Background information
- Born: November 26, 1981 (age 44) Atlanta, Georgia

= Julian Dorio =

American drummer

Julian Dorio (born November 26, 1981) is an American drummer. He is a founding member of the rock band The Whigs.

==Biography==
Julian started drumming at the age of 6, as an original member of the Flying Dorios. The band included his father and his older brother, Michael Dorio of Trances Arc. A high school graduate of The Westminster Schools in Atlanta and a college graduate of the University of Georgia, Dorio currently resides in Nashville, Tennessee.

The Whigs was signed to their current record label, Dave Matthews' ATO, in 2006. He has been featured in Drum Magazine and Modern Drummer. The Whigs were also invited to perform on the Late Show with David Letterman on January 28, 2008, and Late Night with Conan O'Brien on February 20, 2008.

==Career==
Julian is the drummer for, and a founding member of, The Whigs, a garage rock band out of Athens, Georgia.

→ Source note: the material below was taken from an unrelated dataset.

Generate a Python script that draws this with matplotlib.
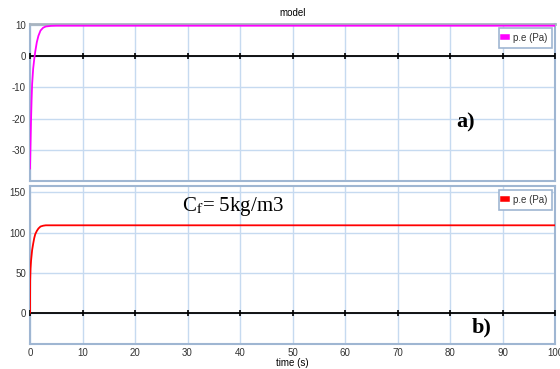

In March 2007, Julian Dorio was awarded an Esky award for "Best Drummer" by Esquire magazine.

In the fall of 2015, Dorio briefly toured with Eagles of Death Metal. He was drumming for the band at the Bataclan theatre in Paris during the terrorist attacks in November 2015. All band members survived the attacks.

As of 2026, Dorio is the studio and touring drummer for country and rock singer and songwriter Stephen Wilson Jr.